Information supplied
%%

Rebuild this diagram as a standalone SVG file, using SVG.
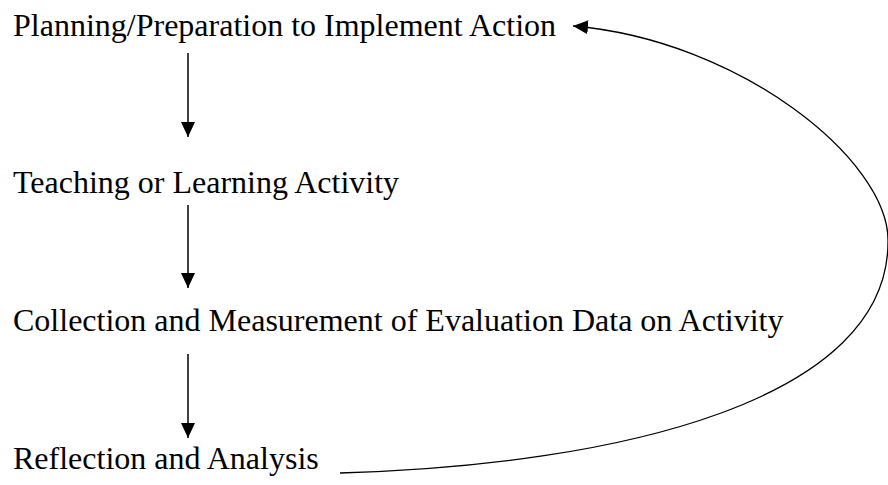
<svg xmlns="http://www.w3.org/2000/svg" width="888" height="485" viewBox="0 0 888 485">
<style>
.t{font-family:"Liberation Serif","Times New Roman",serif;font-size:32px;fill:#000}
.c{fill:none;stroke:#000;stroke-width:1.5}
.cv{fill:none;stroke:#000;stroke-width:1.3}
</style>
<defs>
<marker id="ah" markerWidth="16" markerHeight="14" refX="15" refY="7" orient="auto" markerUnits="userSpaceOnUse">
<path d="M0,0 L15,7 L0,14 Z" fill="#000"/>
</marker>
</defs>
<rect width="888" height="485" fill="#fff"/>
<g id="n1"><text class="t" x="13" y="36">Planning/Preparation to Implement Action</text></g>
<g id="n2"><text class="t" x="13" y="193">Teaching or Learning Activity</text></g>
<g id="n3"><text class="t" x="13" y="331">Collection and Measurement of Evaluation Data on Activity</text></g>
<g id="n4"><text class="t" x="13" y="469">Reflection and Analysis</text></g>
<g id="connectors">
<line class="c" x1="188" y1="53" x2="188" y2="137" marker-end="url(#ah)"/>
<line class="c" x1="188" y1="205" x2="188" y2="288" marker-end="url(#ah)"/>
<line class="c" x1="188" y1="354" x2="188" y2="438" marker-end="url(#ah)"/>
<path class="cv" d="M340,473 C620,465 890,400 888,240 C888,160 740,40 573,26" marker-end="url(#ah)"/>
</g>
</svg>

%%

Given problem
Write out the material above again, word for word, minus its pictures.

Response
Rebuild this diagram as a standalone SVG file, using SVG.
<svg xmlns="http://www.w3.org/2000/svg" width="888" height="485" viewBox="0 0 888 485">
<style>
.t{font-family:"Liberation Serif","Times New Roman",serif;font-size:32px;fill:#000}
.c{fill:none;stroke:#000;stroke-width:1.5}
.cv{fill:none;stroke:#000;stroke-width:1.3}
</style>
<defs>
<marker id="ah" markerWidth="16" markerHeight="14" refX="15" refY="7" orient="auto" markerUnits="userSpaceOnUse">
<path d="M0,0 L15,7 L0,14 Z" fill="#000"/>
</marker>
</defs>
<rect width="888" height="485" fill="#fff"/>
<g id="n1"><text class="t" x="13" y="36">Planning/Preparation to Implement Action</text></g>
<g id="n2"><text class="t" x="13" y="193">Teaching or Learning Activity</text></g>
<g id="n3"><text class="t" x="13" y="331">Collection and Measurement of Evaluation Data on Activity</text></g>
<g id="n4"><text class="t" x="13" y="469">Reflection and Analysis</text></g>
<g id="connectors">
<line class="c" x1="188" y1="53" x2="188" y2="137" marker-end="url(#ah)"/>
<line class="c" x1="188" y1="205" x2="188" y2="288" marker-end="url(#ah)"/>
<line class="c" x1="188" y1="354" x2="188" y2="438" marker-end="url(#ah)"/>
<path class="cv" d="M340,473 C620,465 890,400 888,240 C888,160 740,40 573,26" marker-end="url(#ah)"/>
</g>
</svg>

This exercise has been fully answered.